Here are the key passages from the Nation – State Law:
A. The land of Israel is the historical homeland of the Jewish people, in which the State of Israel was established.
B. The State of Israel is the national home of the Jewish people, in which it fulfills its natural, cultural, religious and historical right to self-determination.
C. The right to exercise national self-determination in the State of Israel is unique to the Jewish people.
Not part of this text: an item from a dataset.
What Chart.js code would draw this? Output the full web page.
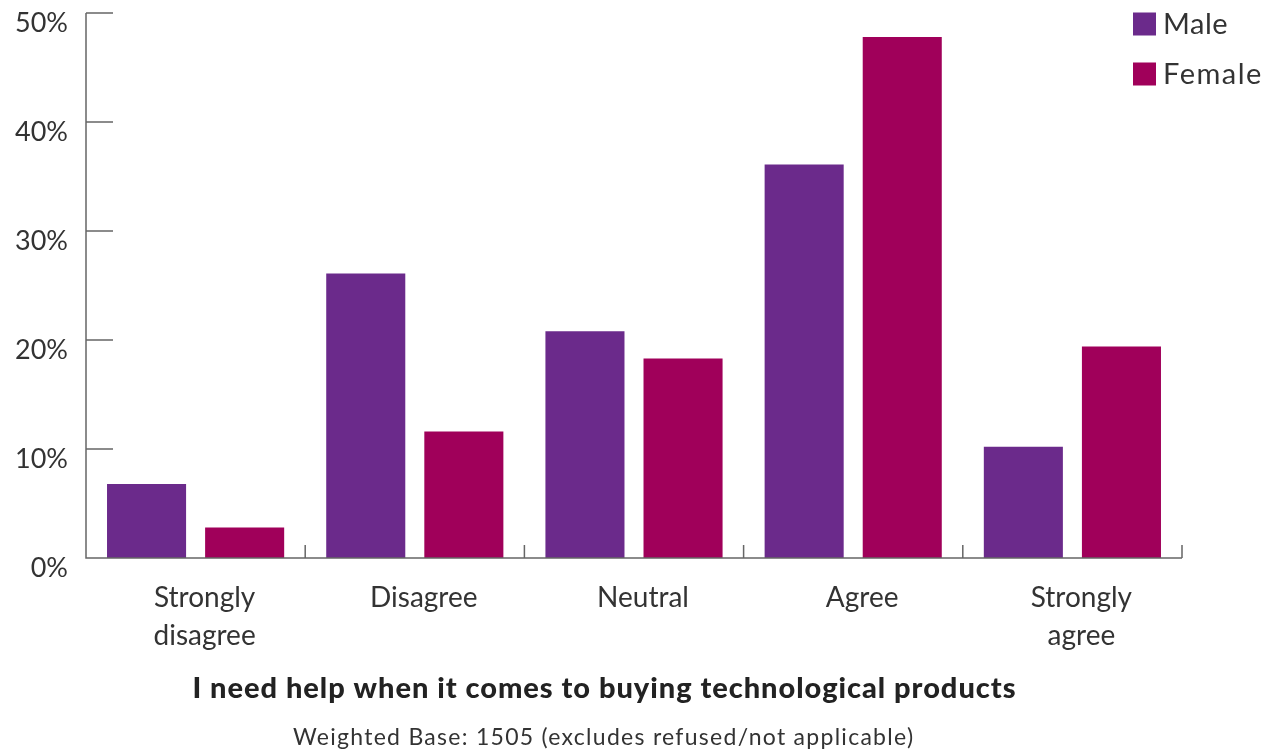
<!DOCTYPE html>
<html>
<head>
<meta charset="utf-8">
<script src="https://cdn.jsdelivr.net/npm/chart.js@4.4.1/dist/chart.umd.min.js"></script>
<style>
  html, body { margin: 0; padding: 0; background: #fff; }
  #wrap { width: 1265px; height: 754px; position: relative; }
</style>
</head>
<body>
<div id="wrap"><canvas id="c" width="1265" height="754"></canvas></div>
<script>
// Survey responses by gender (% of respondents)
const categories = [["Strongly", "disagree"], "Disagree", "Neutral", "Agree", ["Strongly", "agree"]];
const seriesNames = ["Male", "Female"];
const maleValues = [6.8, 26.1, 20.8, 36.1, 10.2];
const femaleValues = [2.8, 11.6, 18.3, 47.8, 19.4];
const yTicks = [0, 10, 20, 30, 40, 50];
const titleText = "I need help when it comes to buying technological products";
const subtitleText = "Weighted Base: 1505 (excludes refused/not applicable)";

const MALE = "#6b2a8b";
const FEMALE = "#a0005a";
const TEXT = "#333333";
const AXIS = "#666666";
const FONT = "Lato, 'Open Sans', sans-serif";

// Draw text centred at cx, spread with letter spacing to a target width
function spacedText(ctx, text, cx, cy, width) {
  ctx.letterSpacing = "0px";
  const w = ctx.measureText(text).width;
  const sp = Math.max(0, (width - w) / (text.length - 1));
  ctx.letterSpacing = sp.toFixed(2) + "px";
  const w2 = ctx.measureText(text).width;
  ctx.textAlign = "left";
  ctx.fillText(text, cx - (w2 - sp) / 2, cy);
  ctx.letterSpacing = "0px";
}

// Axis lines, inward tick marks, y labels, legend and captions
const decorations = {
  id: "decorations",
  afterDraw(chart) {
    const ctx = chart.ctx;
    const a = chart.chartArea;
    const xs = chart.scales.x, ys = chart.scales.y;
    ctx.save();
    ctx.strokeStyle = AXIS;
    ctx.lineWidth = 1.5;
    ctx.beginPath();
    ctx.moveTo(a.left, a.top);
    ctx.lineTo(a.left, a.bottom);
    ctx.lineTo(a.right, a.bottom);
    // y ticks pointing into the plot
    yTicks.forEach(v => {
      if (v === 0) return;
      const y = ys.getPixelForValue(v);
      ctx.moveTo(a.left, y);
      ctx.lineTo(a.left + 27, y);
    });
    // x ticks at category boundaries, pointing up
    const n = categories.length;
    const step = (a.right - a.left) / n;
    for (let i = 0; i <= n; i++) {
      const x = i === n ? a.right : (xs.getPixelForValue(i) - step / 2);
      ctx.moveTo(x, a.bottom);
      ctx.lineTo(x, a.bottom - 13);
    }
    ctx.stroke();

    // y tick labels, set just below their ticks
    ctx.fillStyle = TEXT;
    ctx.font = "27px " + FONT;
    ctx.textAlign = "right";
    ctx.textBaseline = "middle";
    yTicks.forEach(v => {
      ctx.fillText(v + "%", a.left - 18, ys.getPixelForValue(v) + 10);
    });

    // legend
    const colors = [MALE, FEMALE];
    ctx.font = "29px " + FONT;
    ctx.textAlign = "left";
    seriesNames.forEach((name, i) => {
      const cy = 24 + i * 50;
      ctx.fillStyle = colors[i];
      ctx.fillRect(1133, cy - 11.5, 23, 23);
      ctx.fillStyle = TEXT;
      ctx.letterSpacing = i === 1 ? "1.5px" : "0.5px";
      ctx.fillText(name, 1163, cy + 1);
      ctx.letterSpacing = "0px";
    });

    // captions
    ctx.fillStyle = "#222222";
    ctx.font = "900 29px " + FONT;
    spacedText(ctx, titleText, 604, 689, 823);
    ctx.fillStyle = TEXT;
    ctx.font = "23px " + FONT;
    spacedText(ctx, subtitleText, 603, 738, 620);
    ctx.restore();
  }
};

new Chart(document.getElementById("c"), {
  type: "bar",
  data: {
    labels: categories,
    datasets: [
      { label: seriesNames[0], data: maleValues, backgroundColor: MALE },
      { label: seriesNames[1], data: femaleValues, backgroundColor: FEMALE }
    ]
  },
  options: {
    responsive: false,
    animation: false,
    devicePixelRatio: 1,
    datasets: { bar: { categoryPercentage: 0.895, barPercentage: 0.806 } },
    layout: { padding: { top: 13, right: 83, left: 0, bottom: 0 } },
    plugins: {
      legend: { display: false },
      tooltip: { enabled: false }
    },
    scales: {
      x: {
        grid: { display: false, drawTicks: false },
        border: { display: false },
        ticks: {
          color: TEXT,
          font: { family: FONT, size: 28, lineHeight: 1.36 },
          padding: 21,
          labelOffset: 9,
          maxRotation: 0,
          autoSkip: false
        },
        afterFit(scale) { scale.height = 196; }
      },
      y: {
        min: 0,
        max: 50,
        grid: { display: false, drawTicks: false },
        border: { display: false },
        afterBuildTicks(scale) { scale.ticks = yTicks.map(v => ({ value: v })); },
        ticks: { display: false },
        afterFit(scale) { scale.width = 86; }
      }
    }
  },
  plugins: [decorations]
});
</script>
</body>
</html>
Here is an excerpt from the Charter of the United Nations:
The Purposes of the United Nations are
To maintain international peace and security, to take effective collective measures for the prevention and removal of threats to the peace, and for the suppression of acts of aggression or other breaches of the peace, and to bring about by peaceful means, and in conformity with the principles of justice and international law, adjustment or settlement of international disputes or situations which might lead to a breach of the peace;
To develop friendly relations among nations based on respect for the principle of equal rights and self-determination of peoples, and to take other appropriate measures to strengthen universal peace;
To achieve international co-operation in solving international problems of an economic, social, cultural, or humanitarian character, and in promoting and encouraging respect for human rights and for fundamental freedoms for all without distinction as to race, sex, language, or religion; and
To be a center for harmonizing the actions of nations in the attainment of these common ends.
The problems are obvious:
The Nation-State Law refers to both the land of Israel and the State of Israel. Is it meant to preclude any possible Palestinian State?
The Declaration of Independence “will foster the development of the country for the benefit of all its inhabitants; it will be based on freedom, justice and peace as envisaged by the prophets of Israel; it will ensure complete equality of social and political rights to all its inhabitants.”
The Nation-State Law seems to elevate the rights of Jewish Israelis above the rights of other Israelis.
President Franklin D. Roosevelt, in his Inauguration address of 1933, in the depths of the Great Depression said:
“…let me assert my firm belief that the only thing we have to fear is fear itself—nameless, unreasoning, unjustified terror which paralyzes needed efforts to convert retreat into advance.
This law was passed out of fear, and through blackmail. The fear was of a fully integrated Israeli society, with many more cities becoming mixed Jewish-Arab cities. That fear is being expressed in concrete and sometime ugly ways in Afula. The blackmail was from the extreme right wing and religious factions of Prime Minister Netanyahu’s government, who threatened to bring down the government if he did not support the bill. Those factions are the same ones who insisted that he abrogate the agreement made to share the Western Wall with all streams of Judaism.
The bill was endorsed by a Prime Minister who is under very active investigations for a variety of crimes. It was enacted despite the vigorous efforts of many, Israelis and Americans, to avert its enactment. And it is now being vigorously protested in Israel and in America. It was, as the JFNA statement says, “a step back”, and it must be reversed. Israel must march into the future without fear and without the political blackmail of the extreme segments of its population.
As I said to several of my non-Jewish Israeli friends who protested and lamented that they were not “Class B Israelis”: No, you are not! And Israel will eventually reverse this law because it is not a class B nation.